En su creativa aproximación a la batalla, Chesterton describe desde las vicisitudes del sultán de Bizancio por poner en la mar sus barcos, pasando por las dificultades del Papa por lograr la unión de la cristiandad, hasta el cautiverio en galeras musulmanas de los cristianos. Y de entre todo esto, sobrevolando cada verso del poema, don Juan de Austria, hijo ilegítimo de Carlos V y almirante de la flota, ganador de la victoria para la Liga. Un personaje típicamente chestertoniano.
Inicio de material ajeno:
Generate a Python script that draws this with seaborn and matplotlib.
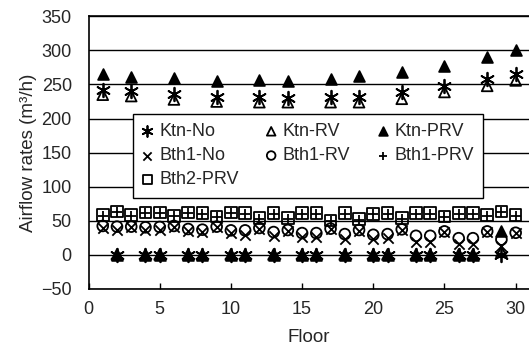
import numpy as np
import pandas as pd
import seaborn as sns
import matplotlib.pyplot as plt

# ---------- Data ----------
floors = list(range(1, 31))

ktn_no = [242, 0, 241, 0, 0, 236, 0, 0, 231, 0, 0, 231, 0, 230, 0,
          0, 231, 0, 231, 0, 0, 239, 0, 0, 248, 0, 0, 258, 0, 266]
ktn_rv = [235, 0, 233, 0, 0, 228, 0, 0, 225, 0, 0, 224, 0, 224, 0,
          0, 224, 0, 224, 0, 0, 229, 0, 0, 239, 0, 0, 248, 4, 256]
ktn_prv = [265, 0, 261, 0, 0, 259, 0, 0, 255, 0, 0, 257, 0, 255, 0,
           0, 258, 0, 262, 0, 0, 268, 0, 0, 277, 0, 0, 291, 35, 300]
bth1_no = [39, 36.5, 40, 35.5, 36.5, 41, 34, 33, 40, 31.5, 29, 38, 27, 35, 26,
           26, 37, 23, 35, 23, 24, 36, 19, 19, 33, 16, 16, 33, 12, 31]
bth1_rv = [42, 41, 41, 40, 40.5, 42, 37.5, 36.5, 41, 35.5, 35.5, 39, 33, 36, 31.5,
           31.5, 38, 30, 36, 29, 30, 37, 27.5, 27.5, 34, 24, 24, 34, 22, 32]
bth1_prv = [57, 62, 57, 61, 61, 56, 61, 60, 55, 61, 60, 52, 60, 52, 60,
            60, 49, 60, 51, 59, 60, 52, 60, 60, 55, 60, 60, 57, 62, 57]
bth2_prv = [58.5, 63, 58.5, 62, 62, 57, 62, 61, 56, 62, 61, 53.5, 61, 53.5, 61,
            61, 50, 61, 52, 60, 61, 53.5, 61, 61, 56, 61, 61, 58.5, 63, 58.5]

# ---------- Style ----------
sns.set_style("white")
plt.rcParams["font.family"] = ["Liberation Sans", "DejaVu Sans"]

fig = plt.figure(figsize=(5.29, 3.54), dpi=100)
ax = fig.add_axes([0.1673, 0.185, 0.8344, 0.7684])

# name, values, marker size, scatter kwargs
series = [
    ("Ktn-RV", ktn_rv, 60, dict(marker="^", facecolors="none", edgecolor="black")),
    ("Ktn-No", ktn_no, 95, dict(marker=(6, 2, 0))),
    ("Ktn-PRV", ktn_prv, 60, dict(marker="^", edgecolor="black")),
    ("Bth1-No", bth1_no, 55, dict(marker="x")),
    ("Bth1-RV", bth1_rv, 60, dict(marker="o", facecolors="none", edgecolor="black")),
    ("Bth2-PRV", bth2_prv, 70, dict(marker="s", facecolors="none", edgecolor="black")),
    ("Bth1-PRV", bth1_prv, 60, dict(marker="+")),
]

handles = {}
for name, vals, size, kw in series:
    df = pd.DataFrame({"floor": floors, "rate": vals})
    sns.scatterplot(data=df, x="floor", y="rate", ax=ax, color="black",
                    s=size, linewidth=1.3, label=name, legend=False, **kw)
    handles[name] = ax.collections[-1]

ax.set_xlim(0, 31)
ax.set_ylim(-50, 350)
ax.set_xticks([0, 5, 10, 15, 20, 25, 30])
ax.set_yticks(np.arange(-50, 351, 50))
ax.yaxis.grid(True, color="black", linewidth=1.0)
ax.xaxis.grid(False)
ax.set_axisbelow(True)

for side in ["left", "bottom", "top"]:
    ax.spines[side].set_color("black")
    ax.spines[side].set_linewidth(1.2)
ax.spines["right"].set_visible(False)

ax.tick_params(axis="x", direction="in", length=4, width=1, color="black",
               labelsize=13, pad=9, bottom=True)
ax.tick_params(axis="y", length=0, labelsize=13, pad=12)

ax.set_xlabel("Floor", fontsize=13.5, labelpad=8)
ax.set_ylabel("Airflow rates (m³/h)", fontsize=13.5, labelpad=3)

order = ["Ktn-No", "Bth1-No", "Bth2-PRV", "Ktn-RV", "Bth1-RV", "Ktn-PRV", "Bth1-PRV"]
leg = ax.legend([handles[n] for n in order], order, ncol=3, loc="upper left",
                bbox_to_anchor=(0.1008, 0.6415), frameon=True, fancybox=False,
                edgecolor="black", framealpha=1, fontsize=13, handlelength=0.6,
                handletextpad=0.35, columnspacing=1.5, borderpad=0.5,
                labelspacing=0.4, markerscale=0.8, borderaxespad=0)
leg.get_frame().set_linewidth(1.0)

fig.savefig("out.png", dpi=100)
Con Lepanto, Chesterton firmó un hito en la poesía de su tiempo – y del nuestro –, sin embargo él consideró como su mejor obra poética otro libro, el único que dedicó a su mujer: La balada del caballo blanco, uno de los últimos y grandes poemas épicos de la lírica inglesa moderna. En él, Chesterton cuenta la historia del rey Alfredo que, en el año 878, combatió a los daneses y con este fondo, el autor hace una defensa cerrada de la tradición moral del ser humano y más allá de esto;  de las escenas bélicas, las apariciones de la Virgen y de las leyendas, Chesterton cuenta una guerra contra el nihilismo, una guerra que entonces se libraba y que aún se libra en nuestros días.

Un poeta no tan recordado

Con todo, Chesterton es hoy un poeta que no ocupa su lugar en la historia de la poesía. Ha sido olvidado. Unos dicen que por católico, otros que por belicista. Quién sabe. La realidad es que ha sido olvidado. Su poesía, rica en exclamaciones. Cada línea está llena de sentimiento y de canto, de vitalismo y hondura. Es, como dijo Enrique García-Máiquez, uno de los traductores de la obra poética de Chesterton, “todo lo contrario a una poesía anoréxica”.

No sería justo terminar este artículo sin mencionar al ya mentado, Enrique García-Máiquez o a Julio Martínez Mesanza o a Luis Alberto de Cuenca o a Regla Ortiz… Todos ellos tienen en común haber sido traductores de la obra de Chesterton. Y buenos traductores – que no es cosa menor -. De su trabajo, es reseñable la edición Lepanto y otros poemas que publicó la editorial Renacimiento. Una obra que ha servido para poner sobre el tapete de lectores y críticos la gran obra poética de Chesterton.

Lo mismo que dijo Chesterton sobre San Franciso, podría aplicársele a él: “Fue un poeta cuya vida ha sido un poema”.